*Source excerpt*.
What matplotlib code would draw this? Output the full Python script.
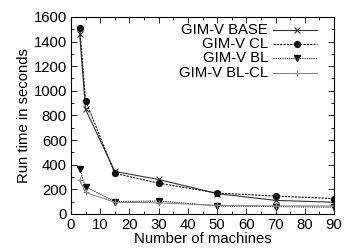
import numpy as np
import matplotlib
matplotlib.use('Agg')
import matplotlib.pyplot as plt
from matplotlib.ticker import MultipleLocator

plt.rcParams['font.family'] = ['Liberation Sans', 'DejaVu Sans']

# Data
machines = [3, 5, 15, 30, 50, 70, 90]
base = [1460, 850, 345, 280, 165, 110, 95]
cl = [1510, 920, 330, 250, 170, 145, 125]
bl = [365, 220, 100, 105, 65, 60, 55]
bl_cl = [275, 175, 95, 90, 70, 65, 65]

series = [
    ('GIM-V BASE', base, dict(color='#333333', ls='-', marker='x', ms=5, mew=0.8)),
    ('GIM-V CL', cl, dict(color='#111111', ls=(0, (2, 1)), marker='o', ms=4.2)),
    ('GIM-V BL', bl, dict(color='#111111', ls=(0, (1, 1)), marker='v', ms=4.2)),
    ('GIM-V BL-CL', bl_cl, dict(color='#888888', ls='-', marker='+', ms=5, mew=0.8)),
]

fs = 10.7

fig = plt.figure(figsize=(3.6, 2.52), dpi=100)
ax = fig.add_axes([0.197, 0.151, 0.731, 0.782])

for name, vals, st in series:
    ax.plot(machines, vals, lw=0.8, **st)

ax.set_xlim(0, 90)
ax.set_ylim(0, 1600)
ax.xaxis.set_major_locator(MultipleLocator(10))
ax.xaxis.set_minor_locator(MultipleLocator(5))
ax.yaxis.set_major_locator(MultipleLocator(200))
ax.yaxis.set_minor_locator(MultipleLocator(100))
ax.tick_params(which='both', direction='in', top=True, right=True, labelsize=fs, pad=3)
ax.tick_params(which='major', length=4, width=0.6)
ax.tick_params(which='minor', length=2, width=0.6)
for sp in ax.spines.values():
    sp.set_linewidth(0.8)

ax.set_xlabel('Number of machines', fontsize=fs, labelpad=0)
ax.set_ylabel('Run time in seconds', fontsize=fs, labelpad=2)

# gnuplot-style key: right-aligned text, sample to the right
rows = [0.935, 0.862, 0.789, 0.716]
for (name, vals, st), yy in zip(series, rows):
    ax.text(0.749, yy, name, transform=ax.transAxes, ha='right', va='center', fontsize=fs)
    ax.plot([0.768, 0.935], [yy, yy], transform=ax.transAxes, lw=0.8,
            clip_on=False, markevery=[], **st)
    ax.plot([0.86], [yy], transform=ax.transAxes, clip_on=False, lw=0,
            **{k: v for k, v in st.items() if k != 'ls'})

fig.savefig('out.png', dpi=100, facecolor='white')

*Direction*.
Transcribe the whole listing exactly. Pictures are excluded.

*Answer below*.
What matplotlib code would draw this? Output the full Python script.
import numpy as np
import matplotlib
matplotlib.use('Agg')
import matplotlib.pyplot as plt
from matplotlib.ticker import MultipleLocator

plt.rcParams['font.family'] = ['Liberation Sans', 'DejaVu Sans']

# Data
machines = [3, 5, 15, 30, 50, 70, 90]
base = [1460, 850, 345, 280, 165, 110, 95]
cl = [1510, 920, 330, 250, 170, 145, 125]
bl = [365, 220, 100, 105, 65, 60, 55]
bl_cl = [275, 175, 95, 90, 70, 65, 65]

series = [
    ('GIM-V BASE', base, dict(color='#333333', ls='-', marker='x', ms=5, mew=0.8)),
    ('GIM-V CL', cl, dict(color='#111111', ls=(0, (2, 1)), marker='o', ms=4.2)),
    ('GIM-V BL', bl, dict(color='#111111', ls=(0, (1, 1)), marker='v', ms=4.2)),
    ('GIM-V BL-CL', bl_cl, dict(color='#888888', ls='-', marker='+', ms=5, mew=0.8)),
]

fs = 10.7

fig = plt.figure(figsize=(3.6, 2.52), dpi=100)
ax = fig.add_axes([0.197, 0.151, 0.731, 0.782])

for name, vals, st in series:
    ax.plot(machines, vals, lw=0.8, **st)

ax.set_xlim(0, 90)
ax.set_ylim(0, 1600)
ax.xaxis.set_major_locator(MultipleLocator(10))
ax.xaxis.set_minor_locator(MultipleLocator(5))
ax.yaxis.set_major_locator(MultipleLocator(200))
ax.yaxis.set_minor_locator(MultipleLocator(100))
ax.tick_params(which='both', direction='in', top=True, right=True, labelsize=fs, pad=3)
ax.tick_params(which='major', length=4, width=0.6)
ax.tick_params(which='minor', length=2, width=0.6)
for sp in ax.spines.values():
    sp.set_linewidth(0.8)

ax.set_xlabel('Number of machines', fontsize=fs, labelpad=0)
ax.set_ylabel('Run time in seconds', fontsize=fs, labelpad=2)

# gnuplot-style key: right-aligned text, sample to the right
rows = [0.935, 0.862, 0.789, 0.716]
for (name, vals, st), yy in zip(series, rows):
    ax.text(0.749, yy, name, transform=ax.transAxes, ha='right', va='center', fontsize=fs)
    ax.plot([0.768, 0.935], [yy, yy], transform=ax.transAxes, lw=0.8,
            clip_on=False, markevery=[], **st)
    ax.plot([0.86], [yy], transform=ax.transAxes, clip_on=False, lw=0,
            **{k: v for k, v in st.items() if k != 'ls'})

fig.savefig('out.png', dpi=100, facecolor='white')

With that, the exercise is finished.